I’m posting this to discuss the merits and potential of deferred rendering systems as I believe there is a lot of confusion over the matter as well as a lot of “Well how can I accomplish this like I did using traditional forward rendering?” questions.
Deferred Rendering
What is it?
Deferred rendering is where we draw or render the geometry of a scene and then save that geometry data in memory so that lighting calculations can be applied after ALL of the geometry has been generated (we ‘defer’ or ‘hold off’ on the lighting calculations). Variations do exist where this may be accomplished in a different number of steps, where geometry data is stored differently or where different methods of using this data to light the scene are used.
How is it different?
Forward Rendering (used in around 95% of all games) is where we generate our geometry, immediately convert that geometry into pixels and then apply lighting calculations to each pixel. Forward Rendering provides no control over the order in which each pixel is lit and so your shader code can never be aware of adjacent pixels or geometry; amongst other limitations, this makes efficiently filtering out if a pixel should be shaded or not very difficult. As Deferred Rendering provides what is essentially an image of the front most geometry (geometry that isn’t hidden by closer objects) we have quickly narrowed down all visible polygons and as we have the geometrical data of these polygons stored in a ‘geometry buffer’, we can simply check their 3d locations against the volume coverage of a light source (which can be hardware accelerated using the stencil buffer). Compared to Single-Pass Forward Rendering, Deferred Rendering allows us to shade only the pixels that require shading and not pixels that will later be discarded using efficient shader code. In the case of Multi-Pass Forward Rendering, Deferred Rendering allows us to shade only pixels that will not later be hidden by other geometry or appear outside the user’s viewport (field of vision), it also prevents us from having to recalculate our geometry for each individual light source.

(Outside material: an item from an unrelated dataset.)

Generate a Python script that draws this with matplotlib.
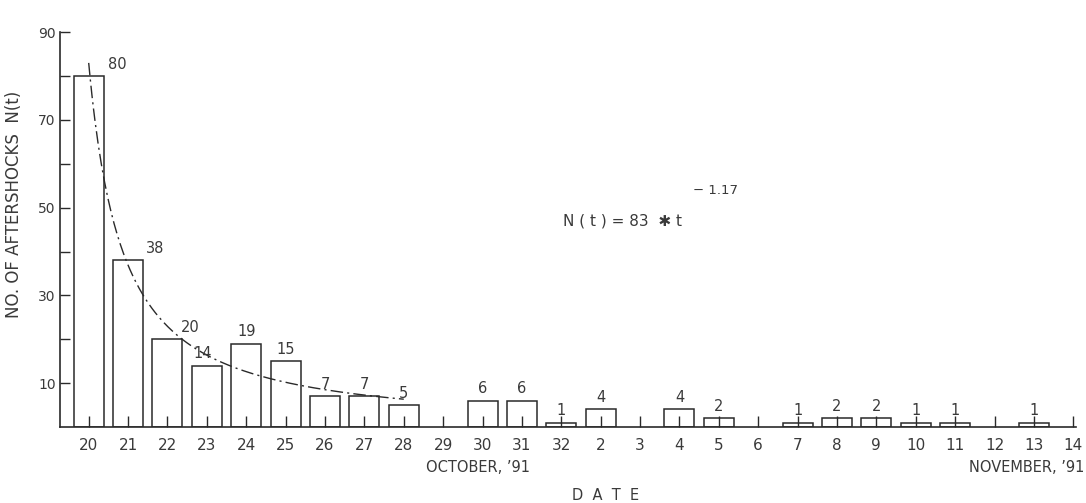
import numpy as np
import matplotlib.pyplot as plt

# dates along the axis: Oct 20..32 then Nov 2..14
dates = ['20', '21', '22', '23', '24', '25', '26', '27', '28', '29', '30', '31', '32',
         '2', '3', '4', '5', '6', '7', '8', '9', '10', '11', '12', '13', '14']
counts = [80, 38, 20, 14, 19, 15, 7, 7, 5, 0, 6, 6, 1,
          4, 0, 4, 2, 0, 1, 2, 2, 1, 1, 0, 1, 0]

# fitted Omori law N(t) = 83 * t^-1.17
A = 83
p = 1.17
t_fit = np.linspace(1, 9, 200)

ink = '#2a2a2a'
txt = '#3a3a3a'

fig = plt.figure(figsize=(10.86, 5.03), dpi=100)
ax = fig.add_axes([0.0552, 0.151, 0.936, 0.785])

x = np.arange(len(dates))
for xi, c in zip(x, counts):
    if c > 0:
        ax.bar(xi, c, width=0.76, facecolor='white', edgecolor=ink, linewidth=1.1)

# bar value labels; the first ones sit to the right of the bar top
shift = {0: 0.55, 1: 0.5, 2: 0.4, 3: -0.1}
for xi, c in zip(x, counts):
    if c > 0:
        dx = shift.get(xi, 0.0)
        ha = 'left' if dx > 0.2 else 'center'
        ax.text(xi + dx - (0.05 if ha == 'left' else 0), c + 1.0, str(c),
                ha=ha, va='bottom', fontsize=10.5, color=txt)

ax.plot(t_fit - 1, A * t_fit ** (-p), color=ink, linewidth=1.0,
        linestyle=(0, (9, 3, 1.5, 3)))

ax.text(12.05, 47, 'N ( t ) = 83  \u2731 t', fontsize=11, color=txt, ha='left', va='center')
ax.text(15.35, 54, '\u2212 1.17', fontsize=9.5, color=txt, ha='left', va='center')

ax.set_xlim(-0.73, 25.08)
ax.set_ylim(0, 90)
ax.set_xticks(x)
ax.set_xticklabels(dates)
ax.set_yticks(np.arange(10, 91, 10))
ax.set_yticklabels(['10', '', '30', '', '50', '', '70', '', '90'])

for s in ['top', 'right']:
    ax.spines[s].set_visible(False)
for s in ['left', 'bottom']:
    ax.spines[s].set_color(ink)
    ax.spines[s].set_linewidth(1.2)

ax.tick_params(axis='x', direction='in', length=8, width=1.0, colors=ink,
               labelcolor=txt, labelsize=11, pad=8)
ax.tick_params(axis='y', direction='in', length=7, width=1.0, colors=ink,
               labelcolor=txt, labelsize=10, pad=3)

ax.set_ylabel('NO. OF AFTERSHOCKS  N(t)', fontsize=12, color=txt, labelpad=6)
ax.yaxis.set_label_coords(-0.036, 0.565)

fig.text(0.44, 0.062, "OCTOBER, \u201991", fontsize=10.5, color=txt, ha='center')
fig.text(0.945, 0.062, "NOVEMBER, \u201991", fontsize=10.5, color=txt, ha='center')
fig.text(0.558, 0.005, 'D  A  T  E', fontsize=10.5, color=txt, ha='center')

fig.savefig('out.png', dpi=100)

Why has it not been adopted on a mass scale?
- Deferred Rendering is difficult to implement. Some companies will have determined that it may be more effective to stick with known approaches to programming their games to reduce cost and/or development time.
- Traditional Anti-Aliasing (the removal of jagged edges) was not compatible with this method.

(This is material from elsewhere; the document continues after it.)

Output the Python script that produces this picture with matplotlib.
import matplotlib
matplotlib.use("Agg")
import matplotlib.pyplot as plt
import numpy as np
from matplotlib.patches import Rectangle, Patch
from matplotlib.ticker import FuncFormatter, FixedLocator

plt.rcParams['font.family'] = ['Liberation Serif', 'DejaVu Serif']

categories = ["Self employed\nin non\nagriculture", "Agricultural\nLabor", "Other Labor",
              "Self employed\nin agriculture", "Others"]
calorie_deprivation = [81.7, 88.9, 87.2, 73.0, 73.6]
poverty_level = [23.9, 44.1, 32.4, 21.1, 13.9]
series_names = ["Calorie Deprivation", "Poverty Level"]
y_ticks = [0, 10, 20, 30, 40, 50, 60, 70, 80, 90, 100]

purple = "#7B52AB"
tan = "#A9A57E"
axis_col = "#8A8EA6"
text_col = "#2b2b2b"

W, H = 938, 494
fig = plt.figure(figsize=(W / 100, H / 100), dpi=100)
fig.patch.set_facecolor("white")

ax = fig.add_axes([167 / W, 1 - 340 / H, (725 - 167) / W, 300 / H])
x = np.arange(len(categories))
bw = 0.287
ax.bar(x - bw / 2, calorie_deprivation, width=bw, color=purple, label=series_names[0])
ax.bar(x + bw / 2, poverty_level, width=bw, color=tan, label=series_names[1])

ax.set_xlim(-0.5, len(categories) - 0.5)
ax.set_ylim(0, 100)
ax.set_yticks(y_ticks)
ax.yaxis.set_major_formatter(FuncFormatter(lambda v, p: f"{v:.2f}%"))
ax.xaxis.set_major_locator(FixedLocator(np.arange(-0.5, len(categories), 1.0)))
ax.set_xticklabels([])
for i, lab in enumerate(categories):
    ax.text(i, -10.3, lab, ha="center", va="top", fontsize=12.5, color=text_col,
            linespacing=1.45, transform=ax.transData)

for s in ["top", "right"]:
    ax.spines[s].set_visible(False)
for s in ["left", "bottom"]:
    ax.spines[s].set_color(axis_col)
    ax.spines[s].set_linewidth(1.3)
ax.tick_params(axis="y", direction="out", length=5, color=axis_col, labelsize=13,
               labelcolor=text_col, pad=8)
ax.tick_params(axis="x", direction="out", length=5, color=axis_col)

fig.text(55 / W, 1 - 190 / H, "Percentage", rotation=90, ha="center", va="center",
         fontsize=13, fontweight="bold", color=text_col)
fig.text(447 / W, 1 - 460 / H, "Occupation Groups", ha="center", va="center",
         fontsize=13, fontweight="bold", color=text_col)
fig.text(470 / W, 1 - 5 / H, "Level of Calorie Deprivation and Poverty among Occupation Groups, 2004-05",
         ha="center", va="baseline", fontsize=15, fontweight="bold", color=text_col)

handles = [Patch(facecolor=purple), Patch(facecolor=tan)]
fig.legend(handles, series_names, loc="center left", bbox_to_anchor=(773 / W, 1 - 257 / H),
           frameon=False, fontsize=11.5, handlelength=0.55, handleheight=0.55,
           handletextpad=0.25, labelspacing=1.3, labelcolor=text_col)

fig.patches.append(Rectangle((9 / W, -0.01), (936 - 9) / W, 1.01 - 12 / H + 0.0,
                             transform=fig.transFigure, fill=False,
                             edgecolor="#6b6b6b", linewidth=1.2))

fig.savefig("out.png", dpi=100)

- You could not use the same quick filtering method to calculate shadows, as objects that can cast shadows may have been outside of the geometry buffer.
- Requires more graphical memory to store the extra information as well as high memory bandwidth to access this information.
- Partly due to reason 4 and also due to the hardware configuration of graphics cards, deferred rendering struggled to provide the performance that was expected of it.
Why is NOW the time to consider its use? (how have the hurdles from the above limitations been overcome)
- Deferred rendering is still difficult to implement, however, improved documentation and examples are now available on the internet. New OpenGL extensions and new shader capabilities have made it possible to more directly implement the technology with far less program workarounds being required.
- New methods of performing Anti-Aliasing on deferred rendering framebuffers have been documented. The ability to now store geometry data in textures has allowed for hardware acceleration of many filtering effects that can be used to improve the overall image.
- Shadows can be calculated by redrawing the geometry from the point of view of each light source onto a texture and then mapping (transforming) that texture to the angle seen by the user. You may think that this would defeat the objective of deferred rendering, however, using hardware acceleration called early z-culling (which has improved greatly in the latest generation of graphics cards), you can calculate visible geometry very quickly with the limitation of being unable to shade it, which we don’t require for shadowing.
- Graphics cards now have much more memory with much more bandwidth to that memory available. The use of more advanced compression can also be used in certain situations.
- The hardware of graphics cards is now much more flexible and can be maximised for use with deferred rendering. Shader Model 4.0 has provided us with unified shaders. Previous graphics cards were designed purely for forward rendering; as such they had an allocation of a shader units that could only perform vertex (simple geometry) calculations and units that could only perform pixel (lighting) calculations. This was fine when geometry data was always passed immediately through from the vertex shaders to be rendered by the pixel shaders, however, as deferred rendering has stages where only vertex calculations are being used and stages where only lighting calculations were ran, a large amount of graphical power was wasted. Unified shaders allow the graphics card to use all of its shading units for just vertices and then reassign them just for pixel shading, allowing deferred rendering to make full use of a graphics card’s processing power.
On another note. Shader Model 4.0 graphics cards from nVidia and ATI offer the ability to break away from the shader unit model and perform much more flexible calculations. Provided with the geometry data generated by the deferred rendering system, this can allow for the possibility of several advanced lighting techniques to be considered.
I hope the information I’ve provided here can help shine a light on the merits of deferred rendering. Good look in your implementation.